Rep. Scott told the Minnesota House Health committee that House File 3893 seeks to prevent artificial-intelligence systems from acting as independent providers of psychotherapy and counseling and to preserve care for people in crisis.
"Therapy, to be provided should be provided by an educated, trained, and licensed mental health professional, not a chatbot," Rep. Scott said during his introduction and urged adoption of targeted safeguards. The committee adopted an amendment (A2) that stakeholders helped shape and that added an informed-consent provision and clarifications about permissible uses.
Witnesses described reasons they support restrictions. Dr. Steven Gerardo, a licensed psychologist and past president of the American Psychological Association, told the committee that technology seeking to enter clinical therapy must first "prove no harm and benefit." He warned that AI tools do not currently meet the harms-and-benefits standard expected of health-care interventions. Eric Michie of SAVE (Suicide Awareness Voices of Education) told members that AI chatbots can mimic humans but remain algorithms, and said the technology can cause real harm: "These are not human entities. These are algorithms. They are machines mimicking therapists. The reality is... artificial intelligence and chatbots may someday be a powerful tool in suicide prevention, but that future is not yet today."
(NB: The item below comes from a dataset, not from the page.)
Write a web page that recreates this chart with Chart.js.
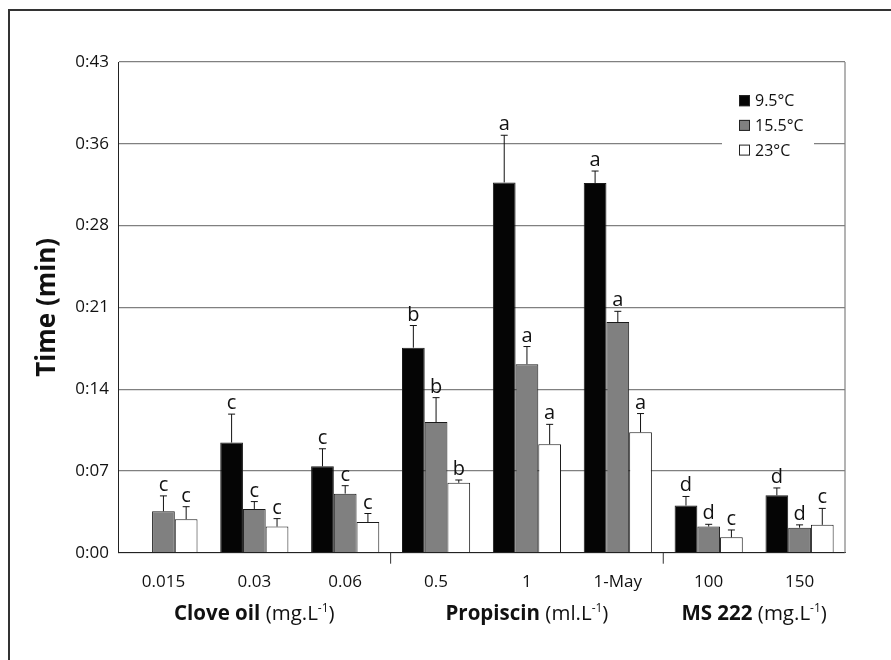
<!DOCTYPE html>
<html lang="en">
<head>
  <meta charset="UTF-8" />
  <meta name="viewport" content="width=device-width, initial-scale=1.0" />
  <title>Time (min) by anaesthetic and temperature</title>
  <script src="https://cdn.jsdelivr.net/npm/chart.js"></script>
  <style>
    html, body { margin: 0; padding: 0; background: #fff; overflow: hidden; }
    #wrap { position: relative; width: 891px; height: 660px; }
    #frame {
      position: absolute; left: 8px; top: 9px; width: 1000px; height: 1000px;
      border-left: 2px solid #333; border-top: 2px solid #333; pointer-events: none;
    }
  </style>
</head>
<body>
  <div id="wrap">
    <canvas id="chart"></canvas>
    <div id="frame"></div>
  </div>

  <script>
    // categories (doses) and the groups they belong to
    const categories = ['0.015', '0.03', '0.06', '0.5', '1', '1-May', '100', '150'];
    const groupNames = ['Clove oil', 'Propiscin', 'MS 222'];
    const groupUnits = ['(mg.L', '(ml.L', '(mg.L'];
    const groupSpans = [[0, 2], [3, 5], [6, 7]];

    // y axis ticks, values in seconds
    const yTickValues = [0, 7.2, 14.4, 21.6, 28.8, 36, 43.2];
    const yTickLabels = ['0:00', '0:07', '0:14', '0:21', '0:28', '0:36', '0:43'];

    // series (seconds), error bars and letters
    const seriesNames = ['9.5°C', '15.5°C', '23°C'];
    const cold = [null, 9.7, 7.6, 18.05, 32.6, 32.55, 4.15, 5.05];
    const coldErr = [null, 2.5, 1.55, 1.95, 4.15, 1.05, 0.8, 0.65];
    const coldLetters = [null, 'c', 'c', 'b', 'a', 'a', 'd', 'd'];
    const mid = [3.65, 3.85, 5.2, 11.5, 16.6, 20.3, 2.3, 2.2];
    const midErr = [1.35, 0.65, 0.7, 2.15, 1.55, 0.95, 0.2, 0.25];
    const midLetters = ['c', 'c', 'c', 'b', 'a', 'a', 'd', 'd'];
    const warm = [2.95, 2.3, 2.7, 6.15, 9.55, 10.6, 1.35, 2.45];
    const warmErr = [1.1, 0.7, 0.75, 0.25, 1.75, 1.65, 0.65, 1.45];
    const warmLetters = ['c', 'c', 'c', 'b', 'a', 'a', 'c', 'c'];

    const colors = ['#050505', '#808080', '#ffffff'];
    const errors = [coldErr, midErr, warmErr];
    const letters = [coldLetters, midLetters, warmLetters];
    const FONT = '"Open Sans", "DejaVu Sans", sans-serif';

    Chart.defaults.font.family = FONT;
    Chart.defaults.color = '#111';

    const errorBars = {
      id: 'errorBars',
      afterDatasetsDraw(chart) {
        const { ctx, scales: { y } } = chart;
        ctx.save();
        chart.data.datasets.forEach((ds, di) => {
          chart.getDatasetMeta(di).data.forEach((bar, i) => {
            const v = ds.data[i];
            if (v == null) return;
            const top = y.getPixelForValue(v + errors[di][i]);
            ctx.strokeStyle = '#111';
            ctx.lineWidth = 1;
            ctx.beginPath();
            ctx.moveTo(bar.x, bar.y);
            ctx.lineTo(bar.x, top);
            ctx.moveTo(bar.x - 3.5, top);
            ctx.lineTo(bar.x + 3.5, top);
            ctx.stroke();
            ctx.fillStyle = '#111';
            ctx.font = '20px ' + FONT;
            ctx.textAlign = 'center';
            ctx.textBaseline = 'alphabetic';
            ctx.fillText(letters[di][i], bar.x, top - 5);
          });
        });
        ctx.restore();
      }
    };

    const groupAxis = {
      id: 'groupAxis',
      afterDraw(chart) {
        const { ctx, chartArea: a, scales: { x } } = chart;
        ctx.save();
        // right edge of plot
        ctx.strokeStyle = '#808080';
        ctx.lineWidth = 1.2;
        ctx.beginPath();
        ctx.moveTo(a.right, a.top);
        ctx.lineTo(a.right, a.bottom);
        ctx.stroke();
        // little separators between groups
        ctx.strokeStyle = '#333';
        ctx.lineWidth = 1;
        groupSpans.slice(1).forEach(([from]) => {
          const px = (x.getPixelForValue(from - 1) + x.getPixelForValue(from)) / 2;
          ctx.beginPath();
          ctx.moveTo(px, a.bottom);
          ctx.lineTo(px, a.bottom + 11);
          ctx.stroke();
        });
        // group names with units
        const bold = '700 20.5px ' + FONT, norm = '20.5px ' + FONT, sup = '12px ' + FONT;
        ctx.fillStyle = '#111';
        ctx.textAlign = 'left';
        ctx.textBaseline = 'alphabetic';
        groupNames.forEach((name, g) => {
          const [from, to] = groupSpans[g];
          const cx = (x.getPixelForValue(from) + x.getPixelForValue(to)) / 2;
          ctx.font = bold; const w1 = ctx.measureText(name + ' ').width;
          ctx.font = norm; const w2 = ctx.measureText(groupUnits[g]).width;
          const w4 = ctx.measureText(')').width;
          ctx.font = sup; const w3 = ctx.measureText('-1').width;
          let px = cx - (w1 + w2 + w3 + w4) / 2;
          const py = a.bottom + 67;
          ctx.font = bold; ctx.fillText(name + ' ', px, py); px += w1;
          ctx.font = norm; ctx.fillText(groupUnits[g], px, py); px += w2;
          ctx.font = sup; ctx.fillText('-1', px, py - 8); px += w3;
          ctx.font = norm; ctx.fillText(')', px, py);
        });
        ctx.restore();
      }
    };

    const boxLegend = {
      id: 'boxLegend',
      afterDraw(chart) {
        const { ctx, chartArea: a } = chart;
        const x0 = a.right - 106, y0 = a.top + 38.7;
        ctx.save();
        ctx.fillStyle = '#fff';
        ctx.fillRect(x0 - 17, y0 - 16, 92, 80);
        ctx.font = '16px ' + FONT;
        ctx.textAlign = 'left';
        ctx.textBaseline = 'middle';
        chart.data.datasets.forEach((ds, i) => {
          const cy = y0 + i * 24.7;
          ctx.fillStyle = ds.backgroundColor;
          ctx.fillRect(x0, cy - 5.5, 11, 11);
          ctx.strokeStyle = '#222';
          ctx.lineWidth = 1;
          ctx.strokeRect(x0 + 0.5, cy - 5, 10, 10);
          ctx.fillStyle = '#111';
          ctx.fillText(ds.label, x0 + 16, cy + 1);
        });
        ctx.restore();
      }
    };

    const makeSet = (label, data, i) => ({
      label: label,
      data: data,
      backgroundColor: colors[i],
      borderColor: '#1a1a1a',
      borderWidth: 1,
      categoryPercentage: 0.75,
      barPercentage: 1.0
    });

    new Chart(document.getElementById('chart'), {
      type: 'bar',
      data: {
        labels: categories,
        datasets: [
          makeSet(seriesNames[0], cold, 0),
          makeSet(seriesNames[1], mid, 1),
          makeSet(seriesNames[2], warm, 2)
        ]
      },
      options: {
        responsive: true,
        maintainAspectRatio: false,
        animation: false,
        layout: { padding: { top: 62, right: 46, left: 0, bottom: 0 } },
        plugins: { legend: { display: false }, tooltip: { enabled: false } },
        scales: {
          x: {
            grid: { display: false, drawTicks: false },
            border: { color: '#222', width: 1 },
            ticks: { color: '#111', font: { size: 17 }, padding: 19 },
            afterFit(s) { s.height = 107.3; }
          },
          y: {
            min: 0,
            max: 43.2,
            afterBuildTicks(s) { s.ticks = yTickValues.map(v => ({ value: v })); },
            ticks: { callback: (v, i) => yTickLabels[i], padding: 9, color: '#111', font: { size: 17 } },
            grid: { color: '#808080', lineWidth: 1.2, drawTicks: false },
            border: { color: '#222', width: 1 },
            title: {
              display: true, text: 'Time (min)', color: '#111',
              font: { size: 26, weight: 'bold' }, padding: { top: 32 }
            },
            afterFit(s) { s.width = 118; }
          }
        }
      },
      plugins: [errorBars, groupAxis, boxLegend]
    });
  </script>
</body>
</html>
At the same time, industry and provider groups urged precision in statutory language to avoid sweeping in supervised or administrative uses of AI. Nina Laniero of TechNet recommended narrowing definitions so the bill focuses on clinical therapy, clarifying when emotional-distress safeguards must trigger, and allowing AI under professional supervision for administrative tasks such as tracking patient progress. Ashley Cho, CEO of Woodland Centers (a CCBHC), said she shares safety concerns but warned the bill as written could restrict responsible, supervised clinical uses and urged lawmakers to consider consumer-protection and technology policy tools that target corporate products.
Committee members pressed on informed consent, transcription versus AI summarization, rural access, and whether licensing boards retain authority. Dr. Gerardo and authors said the amendment aims to allow transcription and administrative uses while prohibiting AI-generated clinical summaries or autonomous therapy; informed consent must be obtained for passive listening or transcription in clinical settings. The committee voted to recommend HF3893, as amended, to the Committee on Judicial, Finance and Civil Law.
Next steps: HF3893, as amended, was recommended for referral to Judicial, Finance and Civil Law for further review.